The Grand Canyon is one of the Seven Wonders of the World. This 277 mile long (446 km) gorge (Beginning at Lees Ferry and ending at Grand Wash Cliffs) is more than 5,000 feet deep (1500 m) and 1/2 mile wide at its narrowest point and a maximum width of 18 miles (29 km). On the bottom the Colorado River weaves around the beautiful buttes, mesas and valleys that stand within this magnificent canyon. (Picture to the right shows in 1902 Dr. Lippencott, the first person to drive a car to the Grand Canyon, is in front of the Grandview Hotel.
The first known Native Americans to occupy the canyon were the Pueblo people from about 200 B. C. to 1200 A. D. They farmed corn, squash and beans for food and used Yucca plant leaves for sandals. It is believed that due to a long draught these people left the canyon. The Cerbat people, known to be the Havasupai people's ancestors, moved into the south canyon and the Pauite people seasonally hunted on the canyon's north side.
The first exploration to the canyon was the Spanish explorer Francisco Vásquez de Coronado. In 1540 he led an expedition from New Spain. (Today, we know this country to be Mexico.) Due to the harshness of this land, it wasn’t until over three hundred years later the next expedition team came to the canyon.

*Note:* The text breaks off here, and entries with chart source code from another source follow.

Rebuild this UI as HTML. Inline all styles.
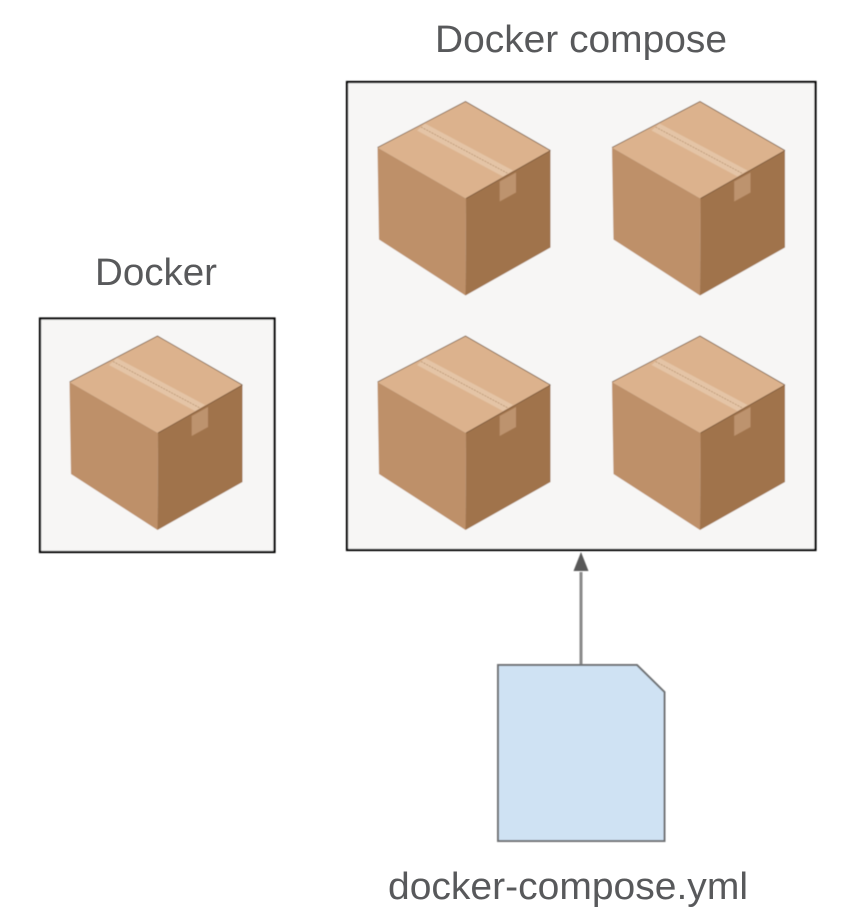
<!DOCTYPE html>
<html><head><meta charset="utf-8"><style>
html,body{margin:0;padding:0;background:#fff;width:850px;height:914px;overflow:hidden}
svg{display:block}
text{font-family:"Liberation Sans",Arial,sans-serif;font-size:38px;fill:#58595b}
</style></head><body>
<svg width="850" height="914" viewBox="0 0 850 914" xmlns="http://www.w3.org/2000/svg">
<defs>
<filter id="b" x="-5%" y="-5%" width="110%" height="110%"><feGaussianBlur stdDeviation="0.6"/></filter>
<g id="box">
<polygon points="157.500,336 69.500,382 158,433 242.500,385" fill="#dcb28d"/>
<polygon points="69.500,382 158,433 157.500,530 71,474" fill="#be9069"/>
<polygon points="158,433 242.500,385 242.500,482 157.500,530" fill="#a0734c"/>
<polygon points="109,365 117,358 205,405 195,411" fill="#e4c4a6"/>
<line x1="113" y1="361.500" x2="200" y2="408" stroke="#b89472" stroke-width="0.800" stroke-dasharray="2 1"/>
<polygon points="191.700,416 208,407 208,427 191.700,436" fill="#bd936e"/>
<polyline points="69.500,382 157.500,336 242.500,385" fill="none" stroke="#7a5c42" stroke-width="0.800"/>
<polyline points="158,433 242.500,385" fill="none" stroke="#7a5638" stroke-width="0.800"/>
</g>
</defs>
<g filter="url(#b)">
<rect x="40" y="318.500" width="234.500" height="233.500" fill="#f7f6f5" stroke="#000" stroke-width="2.200"/>
<rect x="347" y="82" width="468.500" height="468" fill="#f7f6f5" stroke="#000" stroke-width="2.200"/>
<use href="#box"/>
<use href="#box" transform="translate(308,-234.500)"/>
<use href="#box" transform="translate(542.500,-234.500)"/>
<use href="#box" transform="translate(308,0)"/>
<use href="#box" transform="translate(542.500,0)"/>
<line x1="581" y1="572" x2="581" y2="665" stroke="#8a8a8a" stroke-width="3"/>
<polygon points="581,552 573.500,571 588.500,571" fill="#595959"/>
<polygon points="498,665 637,665 664.500,692 664.500,841 498,841" fill="#cfe2f3" stroke="#6f7275" stroke-width="2"/>
</g>
<text x="435" y="52" textLength="292" lengthAdjust="spacingAndGlyphs">Docker compose</text>
<text x="95" y="285" textLength="122" lengthAdjust="spacingAndGlyphs">Docker</text>
<text x="388" y="899" textLength="360" lengthAdjust="spacingAndGlyphs">docker-compose.yml</text>
</svg>
</body></html>
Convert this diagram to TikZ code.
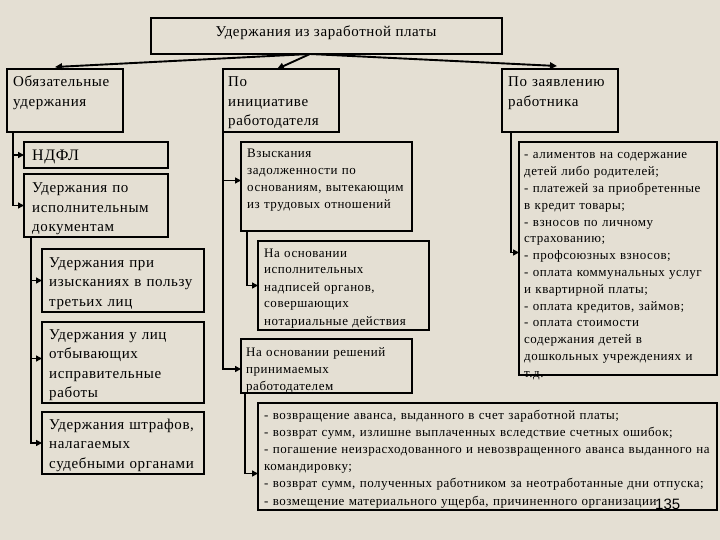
\documentclass[tikz,border=0pt]{standalone}
\usepackage{fontspec}
\setmainfont{Liberation Serif}[LetterSpace=4]
\newfontfamily\pnfont{Liberation Sans}
\usetikzlibrary{arrows.meta,calc}
\definecolor{bgc}{RGB}{228,223,211}
\begin{document}
\begin{tikzpicture}[x=1pt,y=-1pt,
  box/.style={draw=black, line width=1.1pt, rectangle, inner sep=0pt, outer sep=0pt, anchor=north west},
  big/.style={font=\fontsize{15}{19.5}\selectfont, inner sep=0pt, anchor=base west, align=left, text width=300pt},
  sml/.style={font=\fontsize{13}{17}\selectfont, inner sep=0pt, anchor=base west, align=left, text width=470pt},
  conn/.style={line width=1.6pt, -{Triangle[length=6pt,width=6pt]}},
  mainarr/.style={line width=1.9pt, -{Triangle[length=7pt,width=6.5pt]}}]
\fill[bgc] (0,0) rectangle (720,540);
\useasboundingbox (0,0) rectangle (720,540);
% boxes
\node[box, minimum width=351pt, minimum height=36pt] (title) at (151,18) {};
\node[box, minimum width=116pt, minimum height=63pt] (ob) at (7,69) {};
\node[box, minimum width=116pt, minimum height=63pt] (pi) at (223,69) {};
\node[box, minimum width=116pt, minimum height=63pt] (pz) at (502,69) {};
\node[box, minimum width=144pt, minimum height=26pt] (ndfl) at (24,142) {};
\node[box, minimum width=144pt, minimum height=63pt] (ispdoc) at (24,174) {};
\node[box, minimum width=162pt, minimum height=63pt] (izy) at (42,249) {};
\node[box, minimum width=162pt, minimum height=81pt] (lic) at (42,322) {};
\node[box, minimum width=162pt, minimum height=62pt] (sh) at (42,412) {};
\node[box, minimum width=171pt, minimum height=89pt] (vz) at (241,142) {};
\node[box, minimum width=171pt, minimum height=89pt] (nad) at (258,241) {};
\node[box, minimum width=171pt, minimum height=54pt] (resh) at (241,339) {};
\node[box, minimum width=198pt, minimum height=233pt] (rb) at (519,142) {};
\node[box, minimum width=459pt, minimum height=107pt] (bot) at (258,403) {};
% texts
\node[big, anchor=base, text width=, align=center] (title-t) at (326,37) {Удержания из заработной платы};
\node[big] (ob-t) at (13,87) {Обязательные\\удержания};
\node[big] (pi-t) at (228,87) {По\\инициативе\\работодателя};
\node[big] (pz-t) at (508,87) {По заявлению\\работника};
\node[big, font=\fontsize{16}{19}\selectfont] (ndfl-t) at (32,161) {НДФЛ};
\node[big] (ispdoc-t) at (32,193) {Удержания по\\исполнительным\\документам};
\node[big] (izy-t) at (49,267) {Удержания при\\изысканиях в пользу\\третьих лиц};
\node[big] (lic-t) at (49,339) {Удержания у лиц\\отбывающих\\исправительные\\работы};
\node[big] (sh-t) at (49,429) {Удержания штрафов,\\налагаемых\\судебными органами};
\node[sml] (vz-t) at (247,158) {Взыскания\\задолженности по\\основаниям, вытекающим\\из трудовых отношений};
\node[sml] (nad-t) at (264,257) {На основании\\исполнительных\\надписей органов,\\совершающих\\нотариальные действия};
\node[sml] (resh-t) at (246,356) {На основании решений\\принимаемых\\работодателем};
\node[sml, font=\fontsize{13}{16.8}\selectfont] (rb-t) at (524,159) {- алиментов на содержание\\детей либо родителей;\\- платежей за приобретенные\\в кредит товары;\\- взносов по личному\\страхованию;\\- профсоюзных взносов;\\- оплата коммунальных услуг\\и квартирной платы;\\- оплата кредитов, займов;\\- оплата стоимости\\содержания детей в\\дошкольных учреждениях и\\т.д.};
\node[sml, font=\fontsize{13}{17.2}\selectfont] (bot-t) at (264,419) {- возвращение аванса, выданного в счет заработной платы;\\- возврат сумм, излишне выплаченных вследствие счетных ошибок;\\- погашение неизрасходованного и невозвращенного аванса выданного на\\командировку;\\- возврат сумм, полученных работником за неотработанные дни отпуска;\\- возмещение материального ущерба, причиненного организации};
\node[font=\pnfont\fontsize{15}{18}\selectfont, inner sep=0pt, anchor=base west] (pnum) at (655,509) {135};
% connectors from title
\coordinate (ts) at ($(title.south west)+(159,0)$);
\coordinate (t-ob) at ($(ob.north west)+(48,-2)$);
\coordinate (t-pi) at ($(pi.north west)+(54,0)$);
\coordinate (t-pz) at ($(pz.north west)+(55,-3)$);
\draw[mainarr] (ts) -- (t-ob);
\draw[mainarr] (ts) -- (t-pi);
\draw[mainarr] (ts) -- (t-pz);
% left column
\coordinate (ob-l) at ($(ob.south west)+(6,0)$);
\draw[conn] (ob-l) |- (ndfl.west);
\draw[conn] (ob-l) |- (ispdoc.west);
\coordinate (isp-l) at ($(ispdoc.south west)+(7,0)$);
\draw[conn] (isp-l) |- (izy.west);
\draw[conn] (isp-l) |- ([yshift=4pt]lic.west);
\draw[conn] (isp-l) |- (sh.west);
% middle column
\draw[conn] (pi.south west) |- ([yshift=6pt]vz.west);
\draw[conn] (pi.south west) |- ([yshift=-3pt]resh.west);
\coordinate (vz-l) at ($(vz.south west)+(6,0)$);
\draw[conn] (vz-l) |- (nad.west);
\coordinate (resh-l) at ($(resh.south west)+(4,0)$);
\draw[conn] (resh-l) |- ([yshift=-17pt]bot.west);
% right column
\coordinate (pz-l) at ($(pz.south west)+(9,0)$);
\draw[conn] (pz-l) |- ([yshift=6pt]rb.west);
\end{tikzpicture}
\end{document}
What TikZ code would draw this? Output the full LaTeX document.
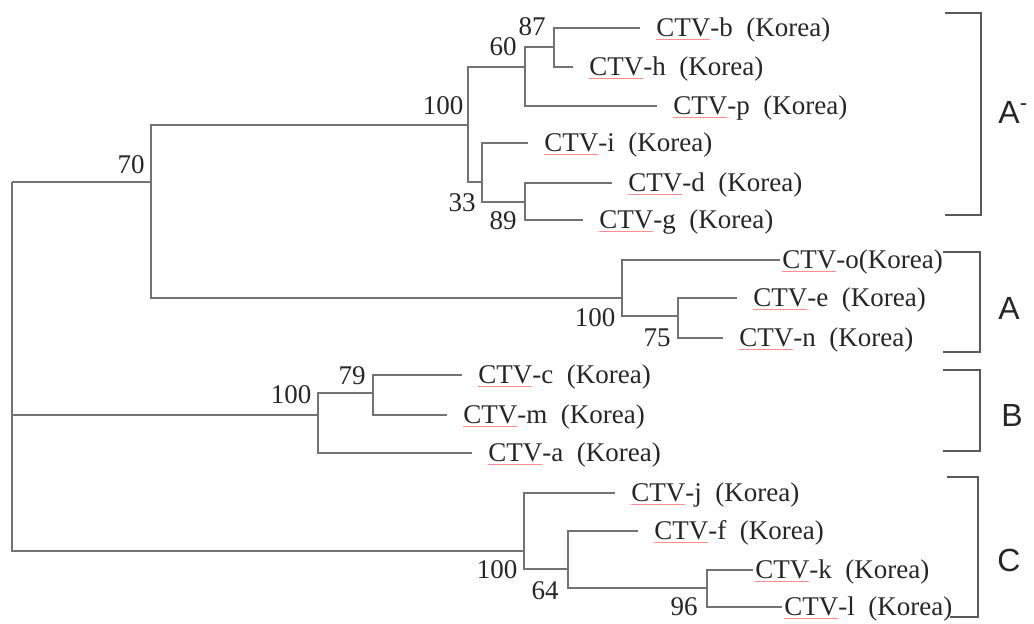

John Wesley Powell, known for his geological surveys of the Rocky Mountains and the first person to classify Native American languages, in 1867 – 1868 explored the Colorado River canyons. He did extensive studies of Native American languages that enabled him to publish the first classification and distribution maps of the American Indians.
Today, at the bottom of the canyon lives one of the most isolated and smallest Native American tribe, the Havasupai Indians. (Their name means “people of the blue green water.”) At the present with only about 547 tribe’s people, they have been able to preserve their culture – basket weaving, language and customs.
The Grand Canyon – one of the greatest geological features that makes the world seem larger with sunrises, sunsets and storms making a fascinating perspective against the grandeur of the canyon.